BGH hebt das Urteil des Oberlan­des­ge­richts auf und weist die Sache zwecks weiterer Feststellungen zurück

Danach kann nicht ausgeschlossen werden, dass der Klägerin ein schwerwiegendes, eindeutig bei ihr liegendes Fehlverhalten gegen den Verpflichteten zur Last fällt. Hierfür wird es auf die vom Berufungs­gericht offengelassene Frage ankommen, ob sich die Trennung der Klägerin als Ausbruch aus einer intakten Ehe darstellt oder ob die Ehe zu diesem Zeitpunkt bereits aus anderen Gründen gescheitert war. Sollte Letzteres der Fall gewesen sein, läge ein schwerwiegendes, eindeutig der Klägerin anzulastendes Fehlverhalten nicht vor. Die Sache war deshalb an das Berufungs­gericht zurück­zu­ver­weisen, damit dieses die erforderlichen Feststellungen nachholen kann.
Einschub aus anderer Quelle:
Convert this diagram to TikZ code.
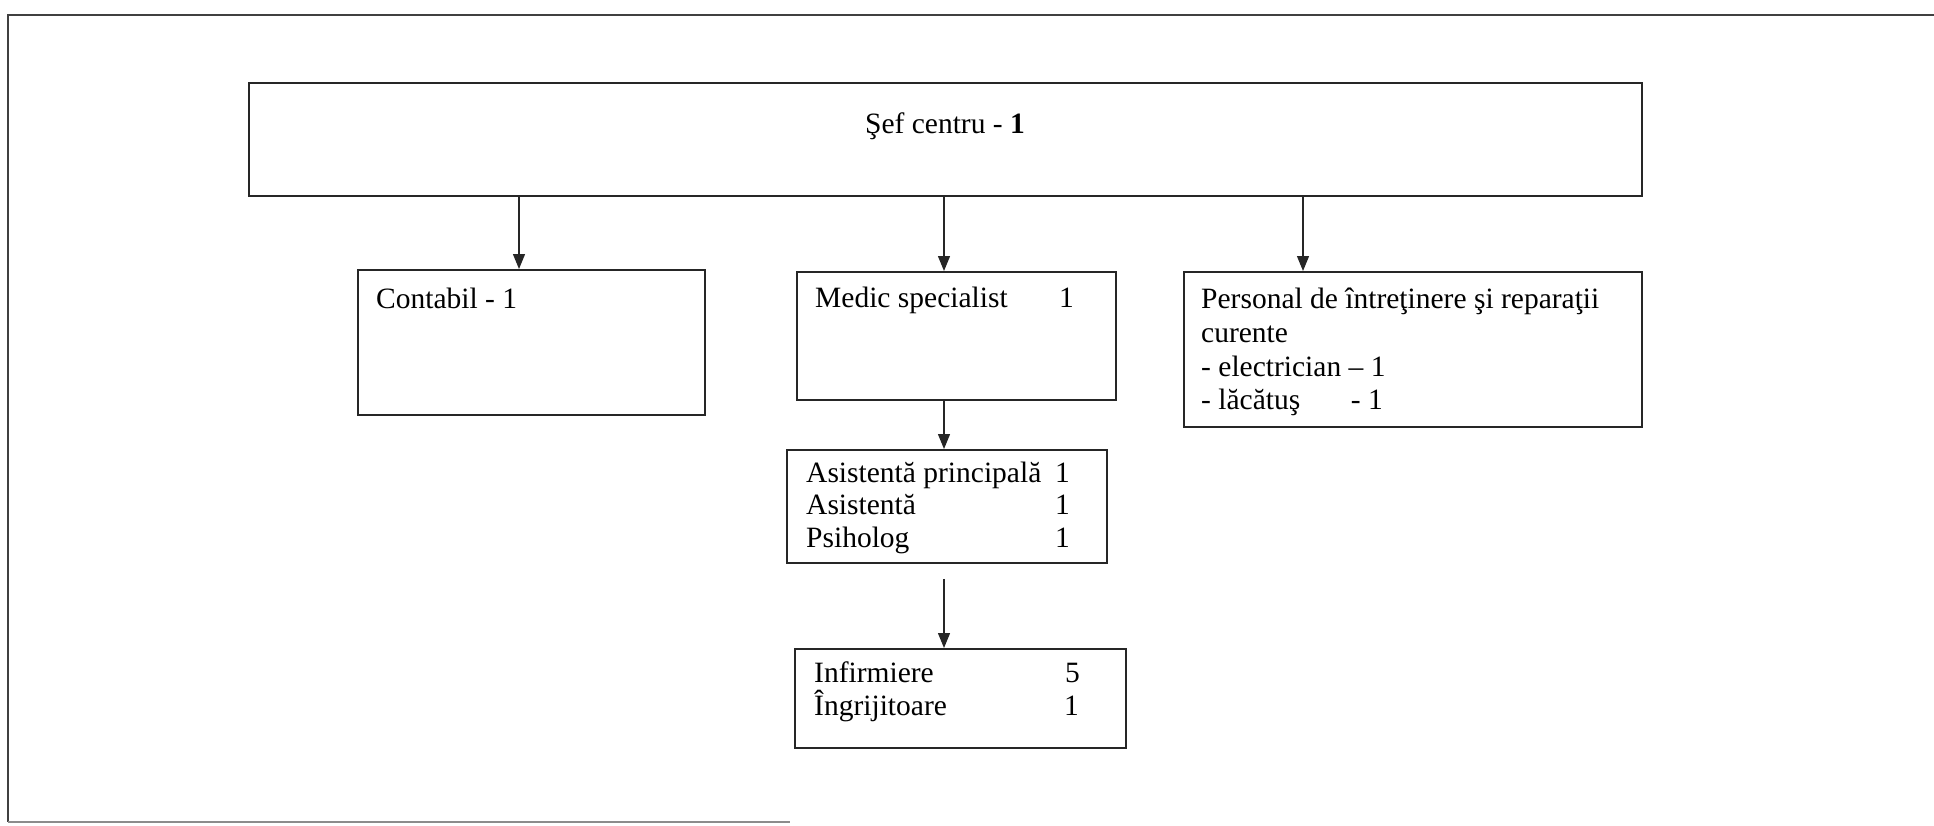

Sollte das Berufungs­gericht zu dem Ergebnis gelangen, dass der Tatbestand des § 1579 Nr. 7 BGB erfüllt ist, wird es in einem weiteren Schritt zu beurteilen haben, inwieweit der Unterhaltsanspruch der Klägerin unter Berück­sich­tigung aller Umstände des Falles, insbesondere der Ehedauer und der fünf gemeinsamen Kinder, zu versagen, herabzusetzen oder zeitlich zu begrenzen ist.

Quelle: ra-online, Pressemitteilung Nr. 78/08 des BGH vom 17.04.2008

der Leitsatz

BGB §§ 1361 Abs. 3, 1579 Nr. 7 n.F.

Für die Frage, ob die Aufnahme einer neuen Beziehung durch den Unter­halts­be­rech­tigten einen Härtegrund im Sinne von § 1579 Nr. 7 i.V.m. § 1361 Abs. 3 BGB darstellt, kommt es nicht darauf an, ob es sich um eine gleich­ge­schlechtliche oder eine heterosexuelle Beziehung handelt.